Let’s summarize the advantages of this very important feature:

  1. Incredible Performance: Interrupt Handling is fast, very fast. Never are interrupts locked out by AVIX
  2. Predictable Interrupt Latency: To analyze Interrupt latency and speed all that is needed is the hardware reference manual of the MCU.
  3. Freedom of choice: All AVIX functions can be used and upgrades can be applied without the risk of introducing application failure.

How good is interrupt performance with Zero Latency?

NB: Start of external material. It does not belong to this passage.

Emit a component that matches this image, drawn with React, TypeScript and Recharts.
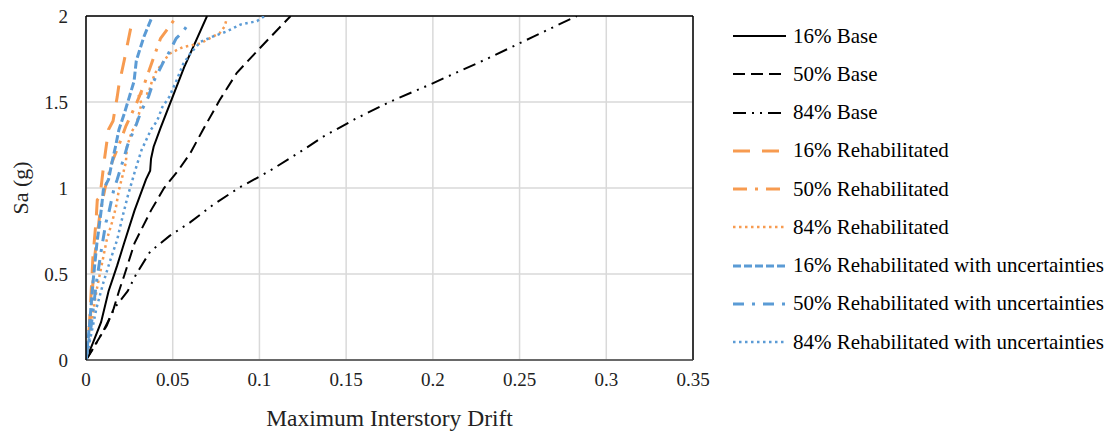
import { LineChart, Line, XAxis, YAxis, CartesianGrid, ReferenceLine } from 'recharts'

// [drift, Sa] pairs
const base16: [number, number][] = [
  [0, 0], [0.004, 0.1], [0.0087, 0.22], [0.013, 0.4], [0.018, 0.55], [0.022, 0.68], [0.028, 0.87],
  [0.0346, 1.05], [0.037, 1.1], [0.0375, 1.17], [0.039, 1.24], [0.043, 1.35], [0.0565, 1.7], [0.0698, 2.0],
]
const base50: [number, number][] = [
  [0, 0], [0.006, 0.1], [0.012, 0.2], [0.016, 0.3], [0.019, 0.4], [0.022, 0.49], [0.028, 0.68],
  [0.0375, 0.87], [0.045, 1.0], [0.053, 1.1], [0.06, 1.2], [0.067, 1.33], [0.077, 1.51], [0.087, 1.67],
  [0.099, 1.8], [0.118, 2.0],
]
const base84: [number, number][] = [
  [0, 0], [0.005, 0.08], [0.01, 0.17], [0.017, 0.31], [0.024, 0.4], [0.029, 0.5], [0.037, 0.63],
  [0.048, 0.72], [0.06, 0.8], [0.073, 0.9], [0.088, 1.0], [0.106, 1.1], [0.125, 1.22], [0.137, 1.3],
  [0.155, 1.4], [0.175, 1.5], [0.198, 1.6], [0.231, 1.75], [0.258, 1.88], [0.283, 2.0],
]
const rehab16: [number, number][] = [
  [0, 0], [0.002, 0.2], [0.003, 0.4], [0.004, 0.6], [0.0058, 0.81], [0.0065, 0.93], [0.008, 0.95],
  [0.009, 1.03], [0.0104, 1.15], [0.013, 1.34], [0.0156, 1.39], [0.018, 1.53], [0.019, 1.6],
  [0.022, 1.74], [0.026, 1.94], [0.027, 1.97],
]
const rehab50: [number, number][] = [
  [0, 0], [0.003, 0.3], [0.005, 0.6], [0.008, 0.85], [0.011, 1.0], [0.015, 1.15], [0.019, 1.25],
  [0.023, 1.36], [0.029, 1.49], [0.0335, 1.6], [0.038, 1.73], [0.043, 1.87], [0.051, 1.98],
]
const rehab84: [number, number][] = [
  [0, 0], [0.003, 0.2], [0.006, 0.4], [0.009, 0.55], [0.012, 0.7], [0.015, 0.8], [0.0173, 0.89],
  [0.019, 0.99], [0.0208, 1.06], [0.023, 1.15], [0.0236, 1.24], [0.0265, 1.33], [0.029, 1.37],
  [0.032, 1.49], [0.03, 1.55], [0.036, 1.55], [0.038, 1.62], [0.04, 1.67], [0.045, 1.74], [0.048, 1.78],
  [0.056, 1.82], [0.066, 1.84], [0.073, 1.88], [0.077, 1.9], [0.08, 1.94], [0.081, 1.98],
]
const unc16: [number, number][] = [
  [0, 0], [0.002, 0.2], [0.004, 0.45], [0.0063, 0.68], [0.0075, 0.77], [0.009, 0.89], [0.01, 0.99],
  [0.013, 1.05], [0.015, 1.15], [0.017, 1.24], [0.019, 1.34], [0.022, 1.43], [0.025, 1.53],
  [0.0277, 1.62], [0.029, 1.74], [0.0334, 1.88], [0.0375, 1.98],
]
const unc50: [number, number][] = [
  [0, 0], [0.003, 0.2], [0.006, 0.45], [0.009, 0.65], [0.0115, 0.8], [0.013, 0.85], [0.016, 0.99],
  [0.018, 1.05], [0.022, 1.18], [0.024, 1.25], [0.029, 1.37], [0.032, 1.45], [0.036, 1.53],
  [0.039, 1.62], [0.045, 1.74], [0.048, 1.79], [0.052, 1.87], [0.056, 1.91], [0.06, 1.97],
]
const unc84: [number, number][] = [
  [0, 0], [0.003, 0.15], [0.006, 0.3], [0.01, 0.45], [0.014, 0.58], [0.018, 0.7], [0.021, 0.83],
  [0.024, 0.95], [0.028, 1.09], [0.032, 1.22], [0.0375, 1.34], [0.041, 1.39], [0.044, 1.47],
  [0.048, 1.53], [0.052, 1.62], [0.056, 1.72], [0.06, 1.78], [0.066, 1.85], [0.073, 1.88],
  [0.081, 1.91], [0.089, 1.95], [0.0986, 1.97], [0.103, 2.0],
]

const xTicks = [0, 0.05, 0.1, 0.15, 0.2, 0.25, 0.3, 0.35]
const yTicks = [0, 0.5, 1, 1.5, 2]

const BLACK = '#000000'
const ORANGE = '#F79B50'
const BLUE = '#5B9BD5'
const FONT = "'Liberation Serif', 'DejaVu Serif', serif"

const series = [
  { name: '16% Base', pts: base16, color: BLACK, width: 2, dash: undefined },
  { name: '50% Base', pts: base50, color: BLACK, width: 2, dash: '12 6' },
  { name: '84% Base', pts: base84, color: BLACK, width: 2, dash: '13 6 2 6 2 6' },
  { name: '16% Rehabilitated', pts: rehab16, color: ORANGE, width: 3, dash: '17 12' },
  { name: '50% Rehabilitated', pts: rehab50, color: ORANGE, width: 3, dash: '14 8 3 8' },
  { name: '84% Rehabilitated', pts: rehab84, color: ORANGE, width: 2.5, dash: '2.5 3.5' },
  { name: '16% Rehabilitated with uncertainties', pts: unc16, color: BLUE, width: 3, dash: '8 3' },
  { name: '50% Rehabilitated with uncertainties', pts: unc50, color: BLUE, width: 3, dash: '11 8 3 8' },
  { name: '84% Rehabilitated with uncertainties', pts: unc84, color: BLUE, width: 2.5, dash: '2.5 3.5' },
]

function LegendBox() {
  return (
    <div style={{ position: 'absolute', left: 733, top: 17, fontFamily: FONT, fontSize: 21, color: '#000' }}>
      {series.map((s) => (
        <div key={s.name} style={{ height: 38.25, display: 'flex', alignItems: 'center', whiteSpace: 'nowrap' }}>
          <svg width={60} height={20} style={{ flex: 'none' }}>
            <line x1={0} y1={10} x2={53} y2={10} stroke={s.color} strokeWidth={s.width} strokeDasharray={s.dash} />
          </svg>
          <span>{s.name}</span>
        </div>
      ))}
    </div>
  )
}

export default function App() {
  return (
    <div style={{ position: 'absolute', left: 0, top: 0, width: 1120, height: 439, background: '#fff', fontFamily: FONT }}>
      <LineChart width={1120} height={439} margin={{ top: 16, right: 427, bottom: 0, left: 0 }} style={{ fontFamily: FONT }}>
        <CartesianGrid stroke="#D9D9D9" strokeWidth={1.5} />
        <XAxis
          type="number"
          dataKey="x"
          domain={[0, 0.35]}
          ticks={xTicks}
          allowDataOverflow
          height={79}
          tickLine={false}
          tickMargin={7}
          axisLine={{ stroke: '#404040', strokeWidth: 1.5 }}
          tick={{ fill: '#222', fontSize: 19, fontFamily: FONT }}
          label={{ value: 'Maximum Interstory Drift', position: 'insideTop', offset: 49, fill: '#222', fontSize: 23.5, fontFamily: FONT }}
        />
        <YAxis
          type="number"
          dataKey="y"
          domain={[0, 2]}
          ticks={yTicks}
          allowDataOverflow
          width={86}
          tickLine={false}
          tickMargin={12}
          axisLine={{ stroke: '#000', strokeWidth: 1.5 }}
          tick={{ fill: '#222', fontSize: 19, fontFamily: FONT }}
          label={{ value: 'Sa (g)', angle: -90, position: 'insideLeft', offset: 20, fill: '#222', fontSize: 22, fontFamily: FONT, style: { textAnchor: 'middle' } }}
        />
        <ReferenceLine y={2} stroke="#000" strokeWidth={1.5} />
        <ReferenceLine x={0.35} stroke="#000" strokeWidth={1.5} />
        {series.map((s) => (
          <Line
            key={s.name}
            name={s.name}
            data={s.pts.map(([x, y]) => ({ x, y }))}
            dataKey="y"
            type="linear"
            stroke={s.color}
            strokeWidth={s.width}
            strokeDasharray={s.dash}
            dot={false}
            activeDot={false}
            isAnimationActive={false}
          />
        ))}
      </LineChart>
      <LegendBox />
    </div>
  )
}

AVIX running on a 80 MHz PIC32MX allows an interrupt to occur every 2.5s or in other words, 400,000 interrupts per second with full communication between the ISR and a thread without losing a single interrupt! No competing product is able to reach this level of performance without loosing a lot of interrupts provided the application will work in the first place.
 

To illustrate this, use is made of a basic demo application. This application consists of a timer based ISR which fires every 2.5s. The ISR writes an integer to a pipe. The other end of the pipe is read by a thread. This thread is activated every time the pipe contains 50 integers. Meanwhile two other threads, having a higher priority, are sleeping for some time after which they read a single integer from the same pipe. The structure of this application is shown in the figure to the right.

The AVIX tracing mechanism (Thread Activation Tracing) allows realtime monitoring of the activity of this application using a Logic Analyzer. For this purpose, the ISR toggles an I/O port so the activation of the ISR can be monitored also. Finally the idle thread (the active thread when no applications threads are running) is monitored.
 

Actual interrupt rates may be lower, based on code complexity

 

The timing diagram of this application is shown in the figure to the right. Here can be seen that all three threads are running and there is even spare time allowing the idle thread to run. Move your mouse over the picture to zoom in and see the interrupts occur every 2.5s.

 

Why do competing products disable interrupts?

An RTOS contains complex internal data structures which are constantly being updated as a result of functions being called from the application. These same functions however are used by ISR’s and to protect these data structures against corruption, while being updated by a function call from a thread the RTOS simply disables interrupts. The effect of this however is that interrupt performance for most RTOSes is average and no RTOS is able to reach the interrupt performance provided by AVIX.

AVIX is based on a unique architecture which differs from that used by competing products. As a result AVIX can update its internal data structures and still allow ISR’s to use AVIX functions concurrently.

 

Do other RTOSes also offer this feature?

There are RTOSes also claiming Zero Latency interrupt handling but most of these implementations have a very severe drawback in that the ISR’s are not allowed to use RTOS functions. As a result these ISR’s are ‘stand alone’, they can not communicate with threads and when this is needed a custom mechanism must be constructed. Since one of the reasons to use an RTOS in the first place is integration between ISR’s and threads, this approach is useless and it is misleading to call this Zero Latency. An RTOS only deserves this title when it offers Zero Latency combined with full integration between the ISR and threads.